Aside from the seashore, Mauritius also has a great variety of other natural attractions, from its rainforests to the magical sand dunes. One must simply visit Black River Gorges National Park, a vast landmass with dense botanical growth and lush greenery so beautiful it looks like a painting that comes to life. Don’t forget to stop by Chamarel Waterfall for yet another best view you could possibly have seen in life, also ideal for simply taking a breather and quick meditation for a more peaceful and calmer self. Nearby is the world famous Seven Colored Earth, a natural phenomenon that is a small area of sand dunes with seven different colors; red, brown, violet, green, blue purple and yellow.

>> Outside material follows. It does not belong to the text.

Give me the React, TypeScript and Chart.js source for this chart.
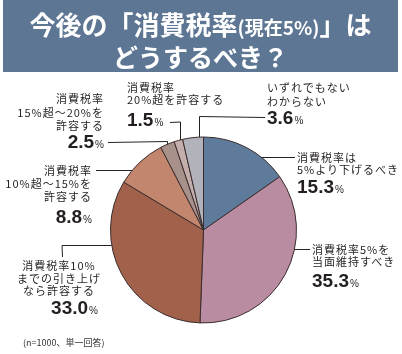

Finished with exploring Mother Nature, the town life is calling with its equally enchanting allure. Port Louis, the capital of the island is quite modern with bustling port activities and highly active market. It flawlessly blends the contemporary and traditional side of Mauritius into one delightful town to visit. Caudan Waterfront is where you go to shop the latest in fashion, local crafts and see hundreds of live entertainment. It is also best to visit the country’s museums and historical sites that are located in Port Louis while you’re at it, like Blue Penny Museum, Jumaah Mosque and Sir Seewoosagur Botanical Garden.
Although Mauritius is considered tropical and can be visited all year round, the island is still affected by the Southeast trade winds that make up two seasons; winter (the months of May to November, warm and dry) and summer (November to May, hot and humid). Even so, the weather temperatures between the two seasons are not that different.